Saxum helped map a plan to launch the Innovative Educator Fund through the Walton Family Foundation’s account at the public relations firm. Damon Gardenhire, program manager for the Walton Family Foundation, was also copied on emails about a publicity campaign for the grant program.
Gardenhire did not respond to phone messages seeking comment.
Debbie Schramm, CEO of Saxum, said in a statement that Saxum often works with the Walton Family Foundation to support a number of its grantees.
“Saxum received no state or federal funds to do this work,” she said.
In his role as Secretary of Education, Walters became the state’s main point of contact for a private school voucher program funded with $10 million in federal relief money. Jennifer Carter, who runs the Oklahoma chapter of Betsy Devos’s school privatization group American Federation for Children, also helped pass on inquiries from parents about the voucher program, records obtained by The Frontier and Oklahoma Watch show.
The group didn’t take any taxpayer money to assist parents with the voucher program, Carter said in a written statement.
“As the nation’s leading voice for education freedom, AFC was happy to provide assistance to families during an extraordinary time,” she said.
Stitt blocked a bill to disclose cabinet members’ finances
In April, Stitt vetoed a bill that both chambers of the Oklahoma Legislature passed unanimously to require state agency heads and cabinet appointees to file financial disclosure forms with the Oklahoma Ethics Commission.

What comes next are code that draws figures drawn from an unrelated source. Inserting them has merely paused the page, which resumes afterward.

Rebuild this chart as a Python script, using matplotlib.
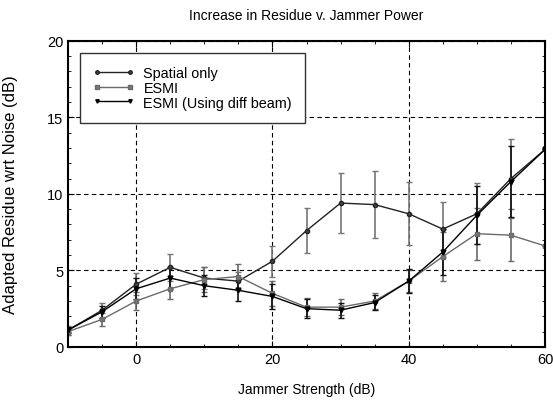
import matplotlib
matplotlib.use("Agg")
import matplotlib.pyplot as plt
from matplotlib.lines import Line2D
from matplotlib.ticker import MultipleLocator

plt.rcParams['font.family'] = ['Liberation Sans', 'DejaVu Sans']

jammer = [-10, -5, 0, 5, 10, 15, 20, 25, 30, 35, 40, 45, 50, 55, 60]

spatial = [1.1, 2.4, 4.1, 5.2, 4.5, 4.3, 5.6, 7.6, 9.4, 9.3, 8.7, 7.7, 8.7, 11.0, 12.9]
spatial_err = [0.3, 0.5, 0.7, 0.9, 0.7, 0.6, 1.0, 1.45, 1.95, 2.2, 2.05, 1.8, 2.0, 2.6, 0.0]

esmi = [1.0, 1.8, 3.0, 3.8, 4.4, 4.6, 3.5, 2.6, 2.6, 3.0, 4.3, 5.9, 7.4, 7.3, 6.6]
esmi_err = [0.2, 0.4, 0.6, 0.7, 0.8, 0.8, 0.8, 0.6, 0.5, 0.5, 0.7, 1.6, 1.7, 1.7, 0.0]

diff = [1.1, 2.3, 3.8, 4.5, 4.0, 3.7, 3.3, 2.5, 2.4, 2.9, 4.3, 6.2, 8.6, 10.8, 12.9]
diff_err = [0.2, 0.4, 0.7, 0.7, 0.7, 0.7, 0.8, 0.6, 0.5, 0.5, 0.8, 1.5, 1.9, 2.3, 0.0]

labels = ['Spatial only', 'ESMI', 'ESMI (Using diff beam)']

fig = plt.figure(figsize=(5.53, 4.06), dpi=100)
ax = fig.add_axes([0.123, 0.143, 0.8625, 0.754])

styles = [
    dict(color='#222222', ecolor='#777777', marker='o', ms=3, mfc='#444444'),
    dict(color='#6a6a6a', ecolor='#6a6a6a', marker='s', ms=3, mfc='#777777'),
    dict(color='black', ecolor='#111111', marker='v', ms=3.5, mfc='black'),
]
handles = []
for ys, es, st, lab in zip([spatial, esmi, diff], [spatial_err, esmi_err, diff_err], styles, labels):
    ax.errorbar(jammer, ys, yerr=es, lw=1, elinewidth=1.2, capsize=2, **st)
    handles.append(Line2D([], [], color=st['color'], marker=st['marker'],
                          ms=2.5, mfc=st['mfc'], lw=1, label=lab))

ax.set_xlim(-10, 60)
ax.set_ylim(0, 20)
ax.xaxis.set_major_locator(MultipleLocator(20))
ax.xaxis.set_minor_locator(MultipleLocator(5))
ax.yaxis.set_major_locator(MultipleLocator(5))
ax.yaxis.set_minor_locator(MultipleLocator(1))
ax.tick_params(which='both', direction='in', top=True, right=True, labelsize=10.5)
ax.tick_params(which='major', length=4)
ax.tick_params(which='minor', length=2)
ax.grid(True, which='major', color='black', linestyle=(0, (4, 3)), lw=0.8)
for s in ax.spines.values():
    s.set_linewidth(1.5)

ax.set_title('Increase in Residue v. Jammer Power', fontsize=10, pad=16)
ax.set_xlabel('Jammer Strength (dB)', fontsize=10)
ax.xaxis.set_label_coords(0.5, -0.115)
ax.set_ylabel('Adapted Residue wrt Noise (dB)', fontsize=12)
ax.yaxis.set_label_coords(-0.105, 0.5)

leg = ax.legend(handles=handles, loc='upper left', bbox_to_anchor=(0.025, 0.96),
                fontsize=10.4, handlelength=2.9, handletextpad=0.6, numpoints=2,
                fancybox=False, framealpha=1, edgecolor='#333333',
                borderpad=0.9, labelspacing=0.05, borderaxespad=0)
leg.get_frame().set_linewidth(1)

fig.savefig('out.png', dpi=100)
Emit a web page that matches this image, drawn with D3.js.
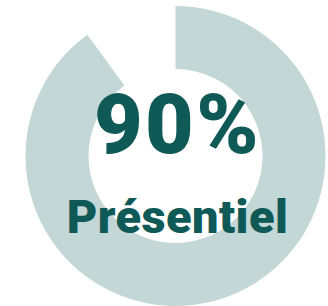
<!DOCTYPE html>
<html><head><meta charset="utf-8">
<script src="https://cdn.jsdelivr.net/npm/d3@7"></script>
<style>html,body{margin:0;padding:0;background:#fff;}svg{display:block;}</style>
</head><body>
<script>
const categories = ["Présentiel", "Autre"];
const values = [90, 10];
const labels = ["90%", "Présentiel"];

const W = 328, H = 306;
const cx = 175.5, cy = 156, rOuter = 150, rInner = 87;

const svg = d3.select("body").append("svg").attr("width", W).attr("height", H);
const g = svg.append("g").attr("transform", `translate(${cx},${cy})`);

const pie = d3.pie().sort(null).value(d => d)(values);
const arc = d3.arc().innerRadius(rInner).outerRadius(rOuter);

g.selectAll("path").data(pie).join("path")
  .attr("d", arc)
  .attr("fill", (d, i) => i === 0 ? "#c4d7d7" : "none");

g.append("text").text(labels[0])
  .attr("x", 2).attr("y", -3)
  .attr("text-anchor", "middle")
  .attr("font-family", "Roboto").attr("font-weight", 900)
  .attr("font-size", 84).attr("letter-spacing", 2.5).attr("fill", "#0f5957");

g.append("text").text(labels[1])
  .attr("x", 2).attr("y", 77)
  .attr("text-anchor", "middle")
  .attr("font-family", "Roboto").attr("font-weight", 900)
  .attr("font-size", 47).attr("letter-spacing", 0.4).attr("fill", "#0f5957");
</script>
</body></html>
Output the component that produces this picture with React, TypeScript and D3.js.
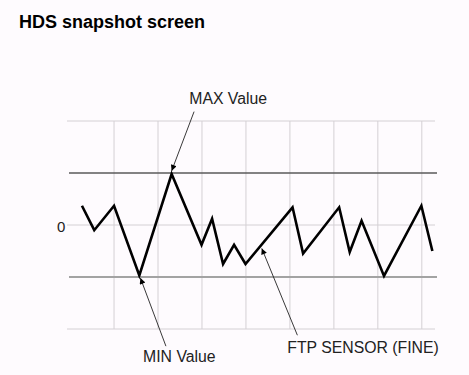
import React from 'react';
import * as d3 from 'd3';

// sample times (grid divisions) and sensor readings (grid units, 0 = centre)
const sampleTimes = [0.27, 0.55, 1.0, 1.575, 2.31, 2.99, 3.23, 3.48, 3.73, 3.99, 5.06, 5.3, 6.12, 6.36, 6.63, 7.14, 7.99, 8.24];
const sensorValues = [0.37, -0.1, 0.37, -0.97, 0.98, -0.38, 0.12, -0.75, -0.38, -0.75, 0.34, -0.55, 0.34, -0.52, 0.08, -0.98, 0.37, -0.5];
const gridTimes = [1, 2, 3, 4, 5, 6, 7, 8];
const gridLevels = [2, 0, -2];
const maxLevel = 1;
const minLevel = -1;

// annotations: label, arrow tip [time, value], arrow tail, label anchor
const notes = [
  { label: 'MAX Value', tip: [2.31, 1.04], tail: [2.82, 2.18], text: [2.71, 2.33] },
  { label: 'MIN Value', tip: [1.6, -1.02], tail: [2.18, -2.33], text: [1.66, -2.64] },
  { label: 'FTP SENSOR (FINE)', tip: [4.36, -0.45], tail: [5.17, -2.12], text: [4.94, -2.46] },
];

const width = 469, height = 375;

export default function App() {
  const x = d3.scaleLinear().domain([-0.07, 8.3]).range([67, 435]);
  const y = d3.scaleLinear().domain([-2, 2]).range([329, 121]);

  const pts: [number, number][] = sampleTimes.map((t, i) => [t, sensorValues[i]]);
  const line = d3.line<[number, number]>().x(d => x(d[0])).y(d => y(d[1]));

  const font = '"Liberation Sans", Arial, sans-serif';

  return (
    <div style={{ position: 'absolute', left: 0, top: 0 }}>
      <svg width={width} height={height} style={{ display: 'block', background: '#fefbfe' }}>
        <defs>
          <marker id="head" viewBox="0 0 10 10" refX="10" refY="5" markerWidth="9" markerHeight="6"
            markerUnits="userSpaceOnUse" orient="auto">
            <path d="M0,0 L10,5 L0,10 z" fill="#000" />
          </marker>
        </defs>
        <text x={19} y={27.7} fontFamily={font} fontWeight="bold" fontSize={18} fill="#000">HDS snapshot screen</text>

        {gridTimes.map(t => (
          <line key={'v' + t} x1={x(t)} x2={x(t)} y1={y(2)} y2={y(-2)} stroke="#d4d0d4" strokeWidth={1} />
        ))}
        {gridLevels.map(v => (
          <line key={'h' + v} x1={x.range()[0]} x2={x.range()[1]} y1={y(v)} y2={y(v)} stroke="#d4d0d4" strokeWidth={1} />
        ))}
        <line x1={x.range()[0] + 2} x2={x.range()[1] + 2} y1={y(maxLevel)} y2={y(maxLevel)} stroke="#5a5a5a" strokeWidth={1.3} />
        <line x1={x.range()[0] + 2} x2={x.range()[1] + 2} y1={y(minLevel)} y2={y(minLevel)} stroke="#a3a3a3" strokeWidth={2} />

        <text x={57} y={y(0) + 7} fontFamily={font} fontSize={15} fill="#222">0</text>

        <path d={line(pts) || ''} fill="none" stroke="#000" strokeWidth={2.6} strokeLinejoin="miter" />

        {notes.map(n => (
          <g key={n.label}>
            <line x1={x(n.tail[0])} y1={y(n.tail[1])} x2={x(n.tip[0])} y2={y(n.tip[1])}
              stroke="#222" strokeWidth={0.9} markerEnd="url(#head)" />
            <text x={x(n.text[0])} y={y(n.text[1])} fontFamily={font} fontSize={15.8} fill="#222">{n.label}</text>
          </g>
        ))}
      </svg>
    </div>
  );
}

The legislation would have required many state officials to disclose information about business interests, outside revenue and salaries for themselves and their spouses. Until 2015, governor appointees and cabinet members in Oklahoma were required to disclose finances, but those requirements were scrapped by the Oklahoma Ethics Commission, citing too much paperwork for the agency’s small staff. In 2015, 6,000 state employees and officials were required to file disclosures, compared to only 362 filers by 2017.
In a message accompanying the veto, Stitt said he rejected the bill because it did not include financial disclosure requirements for legislative appointees and officials subject to retention elections.
The bill’s main author, Sen. Casey Murdock, R-Felt, told The Oklahoman that Stitt never reached out to him to amend the bill, but that he would probably not bring the proposal back up for a veto override in the Legislature.
Murdock did not return phone messages seeking comment.
Marsco, from the Campaign Legal Center, said financial disclosures allow the public to see the forces that could influence government officials.
“Generally, the purpose of financial disclosure is to shine sunlight on possible conflicts of interest,” Marsco said. “What the public doesn’t know they can’t act on. And the public has a right to know what types of influences their public officials might be acting on, what special interests might be influencing their decision-making.”
Requiring financial disclosure from agency heads and gubernatorial appointees was “a no-brainer,” said Sen. Julia Kirt, D-Oklahoma City, one of the proposal’s co-sponsors.
Stitt’s veto only drew more attention to the issue, she said.
Kirt, who has run and worked for Oklahoma nonprofit organizations for more than 20 years, said she’s seen online advertisements from Every Kid Counts Oklahoma, pushing for the passage of education–related bills, such as open transfers and charter school expansion. The organization supported Senate Bill 1647, the “backpack funding” bill, authored by Sen. Pro Tem Greg Treat, which would have created universal school vouchers for private school tuition and other educational expenses.
Kirt said Walters’ salary from a nonprofit backed by special interest groups that lobby for education legislation in the state raises questions.
Under IRS rules, 501(c)(3) nonprofits like Every Kid Counts Oklahoma are prohibited from using a “substantial amount” of funds to influence legislation.
“I think my bigger concern is a conflict of interest around lobbying,” Kirt said. “….But you also have a position of trust and authority within the executive branch.”
“To me that crosses the line,” she said.